Microstack is a stripped-down version of Openstack distributed by Canonical, less customizable and with a lot of Sane Defaults. Normally I’m not a fan of Canonical, but since I’m not familiar with openstack, this seems like a good starting place.
And honestly, microk8s
wasn’t such a bad thing, and
this is the same deal, right?
On ubuntu, install microstack from the beta
sudo snap install microstack --devmode --beta
Now configure openstack:
sudo microstack init --auto --control
That seems to have worked out.
You might also need the client programs? I haven’t used them, I don’t think.
sudo snap install openstackclients
Finally, if you want to look at a GUI, you can get dashboard access:
sudo snap get microstack config.credentials.keystone-password
Go grab an Ubuntu image. The kvm image is ⧉here,
but it did not work for me, giving
GRUB_FORCE_PARTUUID set, attempting initrdless boot
, and
locking up. ⧉This
forum suggested that I instead use the non-kvm one, and it
worked.
wget https://cloud-images.ubuntu.com/jammy/current/jammy-server-cloudimg-amd64.img
sudo cp jammy-server-cloudimg-amd64.img /var/snap/microstack/common/images/
Because snap-installed programs can only access certain
directories, you have to place the file in
/var/snap/microstack/common/images/focal-server-cloudimg-amd64.img
.
Then create the image like this:
microstack.openstack image create ubuntu-jammy-nokvm \
--disk-format qcow2 \
--file /var/snap/microstack/common/images/jammy-server-cloudimg-amd64.img \
--public
great, now we can run it
microstack.openstack server create --flavor m1.medium --image ubuntu-jammy-nokvm --nic net-id=831a8a23-4a6c-40a1-8435-620412144195 --key-name own --security-group 0d57b7c3-2e6c-4eab-be2c-319ecba62c7f test99
and you will need to find the correct ids and create and add a floating ip.

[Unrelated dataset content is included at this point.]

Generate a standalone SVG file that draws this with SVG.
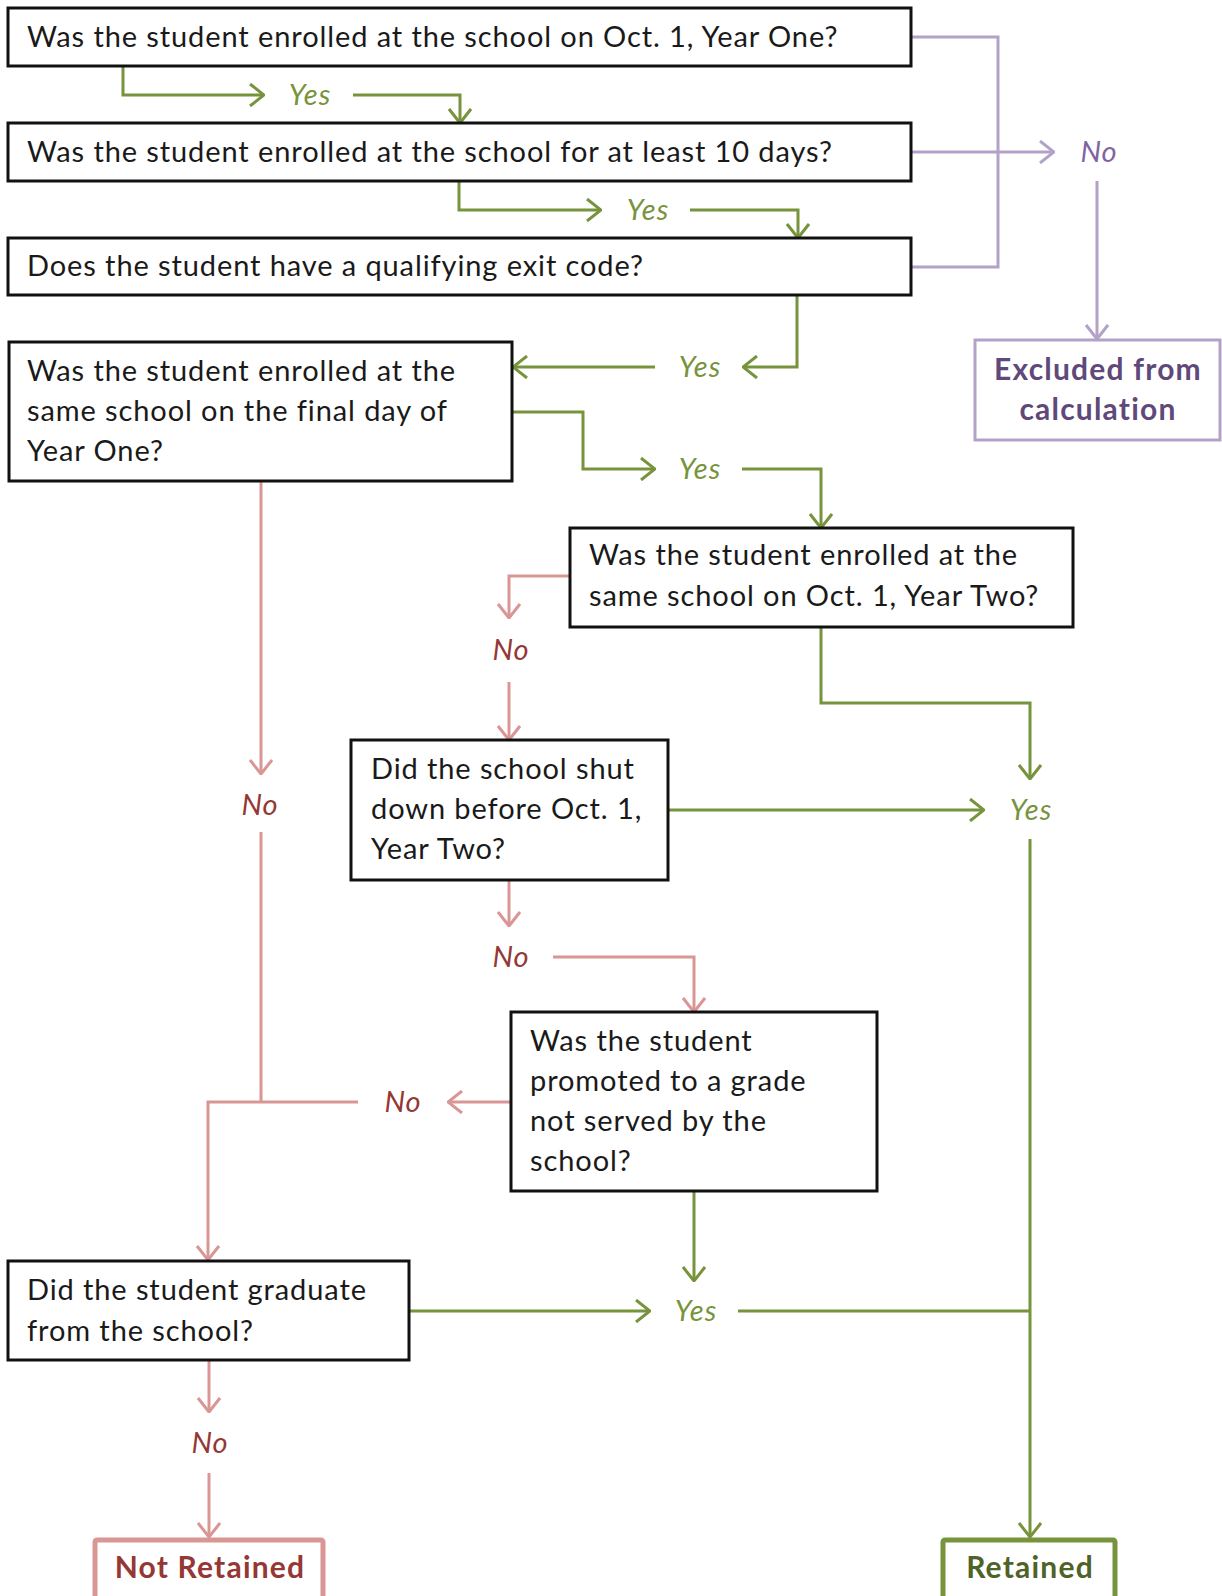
<svg xmlns="http://www.w3.org/2000/svg" width="1222" height="1596" viewBox="0 0 1222 1596">
<style>
.box{fill:#fff;stroke:#111;stroke-width:3}
.t{font-family:Lato,"Open Sans",sans-serif;font-size:29px;letter-spacing:0.9px;fill:#1a1a1a}
.lbl{font-family:Lato,"Open Sans",sans-serif;font-size:29px;letter-spacing:1px;font-style:italic;text-anchor:middle}
.g{fill:#77933c}
.r{fill:#953735}
.p{fill:#8064a2}
.cg{fill:none;stroke:#77933c;stroke-width:3}
.cr{fill:none;stroke:#d99694;stroke-width:3}
.cp{fill:none;stroke:#b3a2c7;stroke-width:3}
.end{font-family:Lato,"Open Sans",sans-serif;font-size:30px;letter-spacing:1.2px;font-weight:bold;text-anchor:middle}
</style>
<defs>
<marker id="ag" viewBox="0 0 16 24" refX="15" refY="12" markerWidth="16" markerHeight="24" markerUnits="userSpaceOnUse" orient="auto"><path d="M1,1 L15,12 L1,23" fill="none" stroke="#77933c" stroke-width="3"/></marker>
<marker id="ar" viewBox="0 0 16 24" refX="15" refY="12" markerWidth="16" markerHeight="24" markerUnits="userSpaceOnUse" orient="auto"><path d="M1,1 L15,12 L1,23" fill="none" stroke="#d99694" stroke-width="3"/></marker>
<marker id="ap" viewBox="0 0 16 24" refX="15" refY="12" markerWidth="16" markerHeight="24" markerUnits="userSpaceOnUse" orient="auto"><path d="M1,1 L15,12 L1,23" fill="none" stroke="#b3a2c7" stroke-width="3"/></marker>
</defs>

<g id="connectors">
<path class="cg" d="M123,66 V95 H264" marker-end="url(#ag)"/>
<path class="cg" d="M353,95 H460 V123" marker-end="url(#ag)"/>
<path class="cg" d="M459,181 V210 H601" marker-end="url(#ag)"/>
<path class="cg" d="M690,210 H798 V238" marker-end="url(#ag)"/>
<path class="cg" d="M797,295 V367 H743" marker-end="url(#ag)"/>
<path class="cg" d="M655,367 H513" marker-end="url(#ag)"/>
<path class="cg" d="M512,412 H583 V469 H655" marker-end="url(#ag)"/>
<path class="cg" d="M742,469 H821 V528" marker-end="url(#ag)"/>
<path class="cg" d="M821,627 V703 H1030 V779" marker-end="url(#ag)"/>
<path class="cg" d="M668,810 H984" marker-end="url(#ag)"/>
<path class="cg" d="M1030,839 V1537" marker-end="url(#ag)"/>
<path class="cg" d="M694,1191 V1281" marker-end="url(#ag)"/>
<path class="cg" d="M409,1311 H650" marker-end="url(#ag)"/>
<path class="cg" d="M738,1311 H1030"/>
<path class="cp" d="M911,37 H998 V267 H911"/>
<path class="cp" d="M911,152 H1054" marker-end="url(#ap)"/>
<path class="cp" d="M1097,181 V339" marker-end="url(#ap)"/>
<path class="cr" d="M261,481 V774" marker-end="url(#ar)"/>
<path class="cr" d="M261,832 V1102"/>
<path class="cr" d="M358,1102 H208 V1260" marker-end="url(#ar)"/>
<path class="cr" d="M570,576 H509 V618" marker-end="url(#ar)"/>
<path class="cr" d="M509,682 V740" marker-end="url(#ar)"/>
<path class="cr" d="M509,880 V926" marker-end="url(#ar)"/>
<path class="cr" d="M553,957 H694 V1012" marker-end="url(#ar)"/>
<path class="cr" d="M511,1102 H448" marker-end="url(#ar)"/>
<path class="cr" d="M209,1360 V1412" marker-end="url(#ar)"/>
<path class="cr" d="M209,1473 V1537" marker-end="url(#ar)"/>
</g>

<g id="labels">
<text class="lbl g" x="310" y="105">Yes</text>
<text class="lbl g" x="648" y="220">Yes</text>
<text class="lbl g" x="700" y="377">Yes</text>
<text class="lbl g" x="700" y="479">Yes</text>
<text class="lbl g" x="1031" y="820">Yes</text>
<text class="lbl g" x="696" y="1321">Yes</text>
<text class="lbl p" x="1099" y="162">No</text>
<text class="lbl r" x="260" y="815">No</text>
<text class="lbl r" x="511" y="660">No</text>
<text class="lbl r" x="511" y="967">No</text>
<text class="lbl r" x="403" y="1112">No</text>
<text class="lbl r" x="210" y="1453">No</text>
</g>

<g id="q1">
<rect class="box" x="8" y="8" width="903" height="58"/>
<text class="t" x="27" y="47">Was the student enrolled at the school on Oct. 1, Year One?</text>
</g>
<g id="q2">
<rect class="box" x="8" y="123" width="903" height="58"/>
<text class="t" x="27" y="162">Was the student enrolled at the school for at least 10 days?</text>
</g>
<g id="q3">
<rect class="box" x="8" y="238" width="903" height="57"/>
<text class="t" x="27" y="276">Does the student have a qualifying exit code?</text>
</g>
<g id="excluded">
<rect x="975" y="340" width="245" height="100" fill="#fff" stroke="#b3a2c7" stroke-width="3"/>
<text class="end" x="1098" y="380" fill="#5f497a">Excluded from</text>
<text class="end" x="1098" y="420" fill="#5f497a">calculation</text>
</g>
<g id="q4">
<rect class="box" x="9" y="342" width="503" height="139"/>
<text class="t" x="27" y="381">Was the student enrolled at the</text>
<text class="t" x="27" y="421">same school on the final day of</text>
<text class="t" x="27" y="461">Year One?</text>
</g>
<g id="q5">
<rect class="box" x="570" y="528" width="503" height="99"/>
<text class="t" x="589" y="565">Was the student enrolled at the</text>
<text class="t" x="589" y="606">same school on Oct. 1, Year Two?</text>
</g>
<g id="q6">
<rect class="box" x="351" y="740" width="317" height="140"/>
<text class="t" x="371" y="779">Did the school shut</text>
<text class="t" x="371" y="819">down before Oct. 1,</text>
<text class="t" x="371" y="859">Year Two?</text>
</g>
<g id="q7">
<rect class="box" x="511" y="1012" width="366" height="179"/>
<text class="t" x="530" y="1051">Was the student</text>
<text class="t" x="530" y="1091">promoted to a grade</text>
<text class="t" x="530" y="1131">not served by the</text>
<text class="t" x="530" y="1171">school?</text>
</g>
<g id="q8">
<rect class="box" x="8" y="1261" width="401" height="99"/>
<text class="t" x="27" y="1300">Did the student graduate</text>
<text class="t" x="27" y="1341">from the school?</text>
</g>
<g id="not-retained">
<rect x="95" y="1540" width="228" height="60" rx="2" fill="#fff" stroke="#d99694" stroke-width="5"/>
<text class="end" x="210" y="1578" fill="#953735">Not Retained</text>
</g>
<g id="retained">
<rect x="943" y="1540" width="172" height="60" rx="2" fill="#fff" stroke="#77933c" stroke-width="5"/>
<text class="end" x="1030" y="1578" fill="#4f6228">Retained</text>
</g>
</svg>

Atlernatively microstack has a nice shorthand:
microstack launch --flavor m1.medium ubuntu-jammy-nokvm
excellent!
This is where things get ugly. I’m used to being able to hack on python code, which the microstack repository is replete with. Unfortunately, ⧉most of the content of snaps are read-only. So I’m stuck reconfiguring and restarting things. At least I can read the code though. That’s OpenSourceTM.
I repeatedly got permission denied
when trying to
access hosts. I also briefly got no route to host
… Hm. I
started tyring to apply versions of
#cloud-config
users:
- default
- name: ubuntu
groups: sudo
shell: /bin/bash
sudo: ['ALL=(ALL) NOPASSWD:ALL']
ssh-authorized-keys:
- ssh-rsa AAA
to the --user-data
parameter, and in the UI. Nothing
was taking. I could not get into the image via the SPICE consoel
because ⧉there is no
default user/pass for the ubuntu cloud image. The prepackaged
cirrOS
image would not allow me to SSH either, something
was broken in there.
Eventually, I found
[ 26.831426] cloud-init[603]: 2023-04-06 04:39:05,756 - url_helper.py[ERROR]: Timed out, no response from urls: ['http://169.254.169.254/openstack']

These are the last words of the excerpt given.